Изменить размер шрифта - +
В ванной кто-то громко блевал, чаша унитаза усиливала звуки, эхом разносившиеся по всей квартире.

Хитрюга пару раз дернулся, затем испустил длинный глухой стон. Потом последовала пауза. Засопел.

Я бросил на него еще одно полотенце, взял две пустые бутылки из-под шампанского и то, что осталось в бутылке виски из супермаркета. Отнес на кухню и поставил рядом с электрическим чайником. Взял из раковины таз для мытья посуды.

Когда я вернулся в гостиную, он лежал, распластавшись на спине, и храпел так, что воздух вокруг вибрировал. Полотенце, оно же одеяло, сползло на одну сторону, обнажая громадный бледный волосатый живот. Храп на пару мгновений прервался. Хитрюга прохрипел что-то вроде имени и снова захрапел.

– Несчастный придурок. – Набросил на него полотенце. – Постарайся не захлебнуться в собственной блевотине посреди ночи, ладно? – Выключил свет. Закрыл дверь. Оставил его наедине с самим собой.

Шум смываемой воды в унитазе. Кто-то полоскал рот. Сплюнул. И наконец в прихожую нетвердым шагом вошла Элис.

Клетчатая пижама застегнута криво, левая сторона на одну пуговицу выше правой. Спутанные волосы торчат в разные стороны.

– Бррр…

– Давай-ка в койку.

Приложила правую руку к виску:

– Как-то не очень хорошо себя чувствую…

– Ну да, а кто в этом виноват?

Дверь в ее спальню была раскрыта. Небольшая комната с односпальной кроватью, гардероб и маленькая прикроватная тумбочка. Центральное место в комнате занимал плакат с картиной Моне, сплошь зеленые, синие и лиловые цвета.

Забралась в кровать, натянула пуховое одеяло до подбородка:

– Бррр…

– Пол-литра воды выпила? – Поставил на пол таз, ей под голову. Если не промахнется, завтра утром пол не будет заблеван.

– Эш… – Пару раз чмокнула губами, как будто пробовала что-то горькое. – Расскажи мне сказку.

– Ты что, шутишь?

– Хочу сказку.

– Ты взрослая женщина, и я не рассказываю сказок…

– Пожаааааалуйста!

Серьезно?

Посмотрела на меня, моргнула, под налитыми кровью глазами серые мешки.

Вздохнул:

– Ладно. – Уселся на краешек кровати, убирая вес с правой ноги. – Давным-давно жил-был на белом свете серийный убийца, и звали его Потрошитель.

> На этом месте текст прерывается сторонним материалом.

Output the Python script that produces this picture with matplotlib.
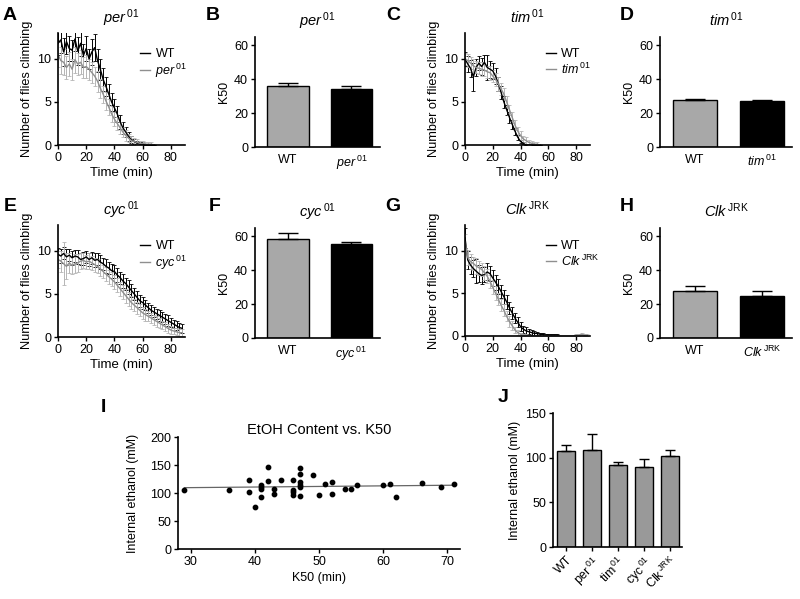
import matplotlib
matplotlib.use("Agg")
import matplotlib.pyplot as plt
import numpy as np

plt.rcParams['font.family'] = ['Liberation Sans', 'DejaVu Sans']
plt.rcParams['mathtext.fontset'] = 'custom'
plt.rcParams['mathtext.rm'] = 'Liberation Sans'
plt.rcParams['mathtext.it'] = 'Liberation Sans:italic'
plt.rcParams['axes.linewidth'] = 1.2
plt.rcParams['xtick.major.width'] = 1.0
plt.rcParams['ytick.major.width'] = 1.0
plt.rcParams['xtick.major.size'] = 3
plt.rcParams['ytick.major.size'] = 3
plt.rcParams['xtick.labelsize'] = 9
plt.rcParams['ytick.labelsize'] = 9

# ---- climbing time courses (time in min, number of flies climbing) ----
t_a = list(range(0, 70, 2))
wt_a = [11.8, 12.2, 10.8, 12.0, 11.2, 11.0, 12.3, 10.9, 11.8, 10.4, 11.2, 10.0, 10.8, 11.3, 9.8, 8.8, 7.6, 6.8,
        5.9, 5.0, 4.3, 3.6, 2.7, 2.0, 1.5, 1.0, 0.6, 0.4, 0.2, 0.1, 0.1, 0.0, 0.0, 0.0, 0.0]
wt_a_err = [1.3, 1.5, 1.6, 1.4, 1.5, 1.2, 1.4, 1.6, 1.5, 1.3, 1.4, 1.2, 1.5, 1.6, 1.3, 1.2, 1.3, 1.1,
            1.2, 1.0, 1.0, 0.9, 0.8, 0.7, 0.6, 0.5, 0.4, 0.3, 0.3, 0.2, 0.2, 0.0, 0.0, 0.0, 0.0]
per_a = [10.5, 9.8, 9.6, 9.0, 9.4, 8.8, 9.9, 9.4, 9.6, 9.0, 9.1, 8.8, 8.4, 8.0, 7.4, 6.6, 5.9, 5.1,
         4.4, 3.6, 3.0, 2.5, 2.0, 1.5, 1.1, 0.8, 0.5, 0.4, 0.3, 0.2, 0.2, 0.1, 0.1, 0.1, 0.0]
per_a_err = [1.4, 1.6, 1.5, 1.3, 1.4, 1.2, 1.5, 1.3, 1.4, 1.2, 1.3, 1.2, 1.2, 1.1, 1.2, 1.1, 1.0, 1.0,
             0.9, 0.9, 0.8, 0.8, 0.7, 0.6, 0.6, 0.5, 0.5, 0.4, 0.4, 0.3, 0.3, 0.3, 0.2, 0.2, 0.1]

t_c = list(range(0, 56, 2))
wt_c = [10.0, 9.4, 8.9, 7.9, 9.0, 9.5, 9.1, 9.6, 9.0, 8.8, 8.6, 8.0, 7.1, 6.1, 5.0, 4.1, 3.2, 2.4,
        1.6, 0.9, 0.4, 0.2, 0.0, 0.0, 0.0, 0.0, 0.0, 0.0]
wt_c_err = [0.8, 0.9, 1.0, 1.6, 1.0, 0.8, 1.0, 0.9, 1.5, 1.0, 0.9, 0.9, 0.8, 0.8, 0.7, 0.6, 0.6, 0.5,
            0.4, 0.3, 0.2, 0.1, 0.0, 0.0, 0.0, 0.0, 0.0, 0.0]
tim_c = [10.0, 9.8, 9.5, 9.2, 9.0, 8.9, 8.8, 8.7, 8.5, 8.4, 8.0, 7.6, 7.1, 6.5, 5.9, 5.0, 4.1, 3.2,
         2.3, 1.6, 1.1, 0.7, 0.5, 0.3, 0.2, 0.1, 0.1, 0.0]
tim_c_err = [0.7, 0.8, 0.7, 0.8, 0.7, 0.7, 0.8, 0.7, 0.7, 0.8, 0.7, 0.7, 0.8, 0.7, 0.7, 0.7, 0.6, 0.6,
             0.6, 0.5, 0.5, 0.4, 0.4, 0.3, 0.3, 0.2, 0.2, 0.1]

t_e = list(range(0, 90, 2))
wt_e = [9.6, 9.4, 9.7, 9.3, 9.5, 9.2, 9.4, 9.3, 9.0, 9.1, 9.3, 9.0, 9.2, 8.9, 9.0, 8.7, 8.5, 8.2, 8.0,
        7.7, 7.6, 7.2, 6.9, 6.5, 6.2, 5.8, 5.4, 5.0, 4.6, 4.2, 4.0, 3.7, 3.4, 3.1, 2.9, 2.7, 2.5, 2.3,
        2.1, 1.9, 1.7, 1.5, 1.3, 1.1, 1.0]
wt_e_err = [0.7, 0.8, 0.7, 0.9, 0.7, 0.8, 0.7, 0.8, 0.7, 0.8, 0.7, 0.8, 0.7, 0.8, 0.7, 0.8, 0.7, 0.8, 0.7,
            0.8, 0.7, 0.8, 0.7, 0.8, 0.7, 0.8, 0.7, 0.7, 0.7, 0.7, 0.7, 0.6, 0.6, 0.6, 0.6, 0.6, 0.6, 0.6,
            0.6, 0.6, 0.5, 0.5, 0.5, 0.5, 0.5]
cyc_e = [9.0, 8.8, 8.5, 8.2, 8.6, 8.3, 8.5, 8.6, 8.8, 8.9, 8.7, 8.8, 8.6, 8.4, 8.2, 7.9, 7.6, 7.3, 7.0,
         6.7, 6.4, 6.0, 5.6, 5.2, 4.8, 4.4, 4.0, 3.7, 3.4, 3.1, 2.8, 2.6, 2.4, 2.2, 2.0, 1.8, 1.6, 1.4,
         1.2, 1.0, 0.8, 0.7, 0.6, 0.5, 0.5]
cyc_e_err = [1.0, 1.2, 2.5, 1.5, 1.2, 1.0, 1.1, 1.0, 0.9, 0.9, 0.8, 0.9, 0.8, 0.8, 0.8, 0.8, 0.8, 0.8, 0.8,
             0.8, 0.8, 0.8, 0.8, 0.8, 0.8, 0.8, 0.8, 0.7, 0.7, 0.7, 0.7, 0.7, 0.6, 0.6, 0.6, 0.6, 0.6, 0.5,
             0.5, 0.5, 0.5, 0.4, 0.4, 0.4, 0.4]

t_g_wt = list(range(0, 70, 2))
wt_g = [11.5, 8.9, 8.3, 7.9, 7.6, 7.3, 7.1, 7.2, 7.5, 7.3, 6.8, 6.3, 5.8, 5.2, 4.6, 4.0, 3.3, 2.7,
        2.1, 1.6, 1.1, 0.8, 0.6, 0.5, 0.4, 0.3, 0.3, 0.2, 0.2, 0.1, 0.1, 0.1, 0.1, 0.1, 0.0]
wt_g_err = [1.2, 1.1, 1.0, 1.0, 1.4, 1.0, 1.0, 0.9, 1.0, 0.9, 0.9, 0.9, 0.9, 0.8, 0.8, 0.8, 0.7, 0.7,
            0.6, 0.6, 0.5, 0.4, 0.4, 0.3, 0.3, 0.3, 0.2, 0.2, 0.2, 0.1, 0.1, 0.1, 0.1, 0.1, 0.0]
t_g_mut = list(range(0, 90, 2))
clk_g = [11.0, 9.2, 8.7, 8.5, 8.2, 8.0, 7.8, 7.4, 7.0, 6.4, 5.7, 5.0, 4.3, 3.6, 3.0, 2.3, 1.7, 1.2,
         0.7, 0.4, 0.2, 0.1, 0.1, 0.0, 0.0, 0.0, 0.0, 0.0, 0.0, 0.0, 0.0, 0.0, 0.0, 0.0, 0.0, 0.0,
         0.0, 0.0, 0.0, 0.0, 0.1, 0.1, 0.2, 0.1, 0.1]
clk_g_err = [1.0, 0.9, 0.9, 0.8, 0.9, 0.8, 0.8, 0.8, 0.8, 0.8, 0.8, 0.8, 0.7, 0.7, 0.7, 0.6, 0.6, 0.5,
             0.4, 0.3, 0.2, 0.1, 0.1, 0.0, 0.0, 0.0, 0.0, 0.0, 0.0, 0.0, 0.0, 0.0, 0.0, 0.0, 0.0, 0.0,
             0.0, 0.0, 0.0, 0.0, 0.1, 0.1, 0.1, 0.1, 0.1]

# ---- K50 bars (min) ----
k50_per = [36.0, 34.5]
k50_per_err = [2.0, 1.8]
k50_tim = [28.0, 27.2]
k50_tim_err = [0.5, 0.5]
k50_cyc = [58.5, 55.5]
k50_cyc_err = [3.5, 1.3]
k50_clk = [28.0, 25.0]
k50_clk_err = [3.0, 2.8]

# ---- EtOH content vs K50 ----
k50_min = [29, 36, 39, 39, 40, 41, 41, 41, 41, 42, 42, 43, 43, 44, 46, 46, 46, 46, 47, 47, 47, 47,
           47, 47, 49, 50, 51, 52, 52, 54, 55, 56, 60, 61, 62, 66, 69, 71]
etoh_mM = [106, 105, 123, 101, 75, 115, 111, 108, 93, 146, 122, 107, 98, 124, 123, 106, 102, 97, 145,
           134, 120, 114, 110, 95, 132, 97, 116, 119, 98, 107, 108, 114, 115, 116, 92, 117, 111, 116]

genotypes = ['WT', r'$\mathrm{per}^{\,\mathrm{01}}$', r'$\mathrm{tim}^{\,\mathrm{01}}$',
             r'$\mathrm{cyc}^{\,\mathrm{01}}$', r'$\mathrm{Clk}^{\,\mathrm{JRK}}$']
ethanol = [108, 109, 92, 90, 102]
ethanol_err = [6, 18, 3, 9, 7]

W, H = 800, 599
fig = plt.figure(figsize=(8, 5.99), dpi=100)


def box(x0, y0, x1, y1):
    # pixel box -> figure fraction
    return [x0 / W, 1 - y1 / H, (x1 - x0) / W, (y1 - y0) / H]


def clean(ax):
    ax.spines['top'].set_visible(False)
    ax.spines['right'].set_visible(False)
    ax.tick_params(direction='out', pad=2)


def course(rect, t_wt, wt, wt_err, t_mut, mut, mut_err, name):
    ax = fig.add_axes(rect)
    clean(ax)
    ax.errorbar(t_wt, wt, yerr=wt_err, color='black', lw=1.0, elinewidth=0.7,
                capsize=1.5, capthick=0.6, label='WT')
    ax.errorbar(t_mut, mut, yerr=mut_err, color='#8f8f8f', ecolor='#b5b5b5', lw=1.0,
                elinewidth=0.7, capsize=1.5, capthick=0.6, label=name)
    ax.set_xlim(0, 90)
    ax.set_ylim(0, 13)
    ax.set_xticks([0, 20, 40, 60, 80])
    ax.set_yticks([0, 5, 10])
    ax.set_xlabel('Time (min)', fontsize=9.5, labelpad=2)
    ax.set_ylabel('Number of flies climbing', fontsize=9.2, labelpad=3)
    ax.set_title(name, fontsize=10.5, pad=7)
    h, l = ax.get_legend_handles_labels()
    h = [x[0] for x in h]
    ax.legend(h, l, loc='upper left', bbox_to_anchor=(0.6, 0.92), frameon=False,
              fontsize=9, handlelength=0.8, handletextpad=0.4, labelspacing=0.1, borderpad=0)
    return ax


def k50(rect, vals, errs, name):
    ax = fig.add_axes(rect)
    clean(ax)
    x = np.arange(len(vals))
    ax.bar(x, vals, width=0.66, color=['#a8a8a8', 'black'], edgecolor='black', linewidth=1.0)
    ax.errorbar(x, vals, yerr=[np.zeros(len(errs)), errs], fmt='none', ecolor='black',
                elinewidth=1.0, capsize=7, capthick=1.0)
    ax.set_xlim(-0.52, 1.45)
    ax.set_ylim(0, 65)
    ax.spines['left'].set_bounds(0, 65)
    ax.set_yticks([0, 20, 40, 60])
    ax.set_xticks(x)
    ax.set_xticklabels(['WT', name], fontsize=9)
    ax.tick_params(axis='x', length=0, pad=5)
    ax.set_ylabel('K50', fontsize=9, labelpad=3)
    ax.set_title(name, fontsize=10.5, pad=8)
    return ax


per = r'$\mathit{per}^{\,\mathrm{01}}$'
tim = r'$\mathit{tim}^{\,\mathrm{01}}$'
cyc = r'$\mathit{cyc}^{\,\mathrm{01}}$'
clk = r'$\mathit{Clk}^{\,\mathrm{JRK}}$'

course(box(58, 33, 185, 145), t_a, wt_a, wt_a_err, t_a, per_a, per_a_err, per)
k50(box(255, 37, 380, 147), k50_per, k50_per_err, per)
course(box(465, 33, 590, 145), t_c, wt_c, wt_c_err, t_c, tim_c, tim_c_err, tim)
k50(box(660, 37, 792, 147), k50_tim, k50_tim_err, tim)
course(box(58, 225, 185, 337), t_e, wt_e, wt_e_err, t_e, cyc_e, cyc_e_err, cyc)
k50(box(255, 228, 380, 338), k50_cyc, k50_cyc_err, cyc)
course(box(465, 225, 590, 336), t_g_wt, wt_g, wt_g_err, t_g_mut, clk_g, clk_g_err, clk)
k50(box(660, 228, 792, 338), k50_clk, k50_clk_err, clk)

# ---- I: scatter ----
axi = fig.add_axes(box(178, 437, 460, 549))
clean(axi)
axi.scatter(k50_min, etoh_mM, s=10, color='black', zorder=3)
fit = np.polyfit(k50_min, etoh_mM, 1)
xs = np.array([min(k50_min), max(k50_min)])
axi.plot(xs, np.polyval(fit, xs), color='#666666', lw=0.9)
axi.set_xlim(28, 72)
axi.set_ylim(0, 200)
axi.set_xticks([30, 40, 50, 60, 70])
axi.set_yticks([0, 50, 100, 150, 200])
axi.set_xlabel('K50 (min)', fontsize=9, labelpad=3)
axi.set_ylabel('Internal ethanol (mM)', fontsize=9, labelpad=8)
axi.set_title('EtOH Content vs. K50', fontsize=10.5, pad=0)

# ---- J: internal ethanol bars ----
axj = fig.add_axes(box(553, 413, 682, 547))
clean(axj)
xj = np.arange(len(ethanol))
axj.bar(xj, ethanol, width=0.69, color='#999999', edgecolor='black', linewidth=1.0)
axj.errorbar(xj, ethanol, yerr=[np.zeros(len(ethanol_err)), ethanol_err], fmt='none',
             ecolor='black', elinewidth=1.0, capsize=3.5, capthick=1.0)
axj.set_xlim(-0.5, 4.46)
axj.set_ylim(0, 150)
axj.set_yticks([0, 50, 100, 150])
axj.set_xticks(xj)
axj.set_xticklabels(genotypes, rotation=45, ha='right', rotation_mode='anchor', fontsize=9)
axj.tick_params(axis='x', length=3)
axj.set_ylabel('Internal ethanol (mM)', fontsize=9, labelpad=3)

# panel letters
letters = {'A': (10, 15), 'B': (213, 15), 'C': (393, 15), 'D': (627, 15),
           'E': (10, 207), 'F': (215, 207), 'G': (393, 207), 'H': (627, 207),
           'I': (103, 407), 'J': (503, 397)}
for k, (px, py) in letters.items():
    fig.text(px / W, 1 - py / H, k, fontsize=14, fontweight='bold', ha='center', va='center')

fig.savefig('out.png', dpi=100)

И любил этот самый Потрошитель зашивать игрушечных кукол в живот медицинским сестрам. Но не знал он, что охотится за ним храбрый полицейский.

Улыбнулась:

– А полицейского звали Эш, правда? Его ведь так звали?

– Кто сказку рассказывает, я или ты?

 

 

Восемь лет назад

 

Я врезал по двери, распахнув ее настежь. Обогнул толпу старых пердунов в домашних халатах и шлепанцах, окутанных облаками сигаретного дыма.

Куда, черт возьми, он…

Вот, по другую сторону низкой стены, отделяющей каслхиллскую больницу от автомобильной парковки. Беременная женщина, выкрикивая ругательства, колотит по окну древнего «форда-фиесты», с ревом отъезжающего от обочины.

Ругань у меня за спиной – это констебль О’Нил врезался в толпу куривших пенсионеров, лицо раскраснелось, на щеках блестит пот.

– Вы его взяли?

– Я что, твою мать, похож на того, кто его взял? Давай за машиной. БЫСТРО!

– О господи…

Он неуклюже вскарабкался на низкую стену, направляясь к нашему ржавому «воксолу», припаркованному на двойной желтой, как раз в том самом месте, где остановка запрещена.

Беременная женщина стояла посреди дороги, грозя кулаком вслед «фиесте», которая, виляя, выезжала через ворота больницы на Нельсон-стрит.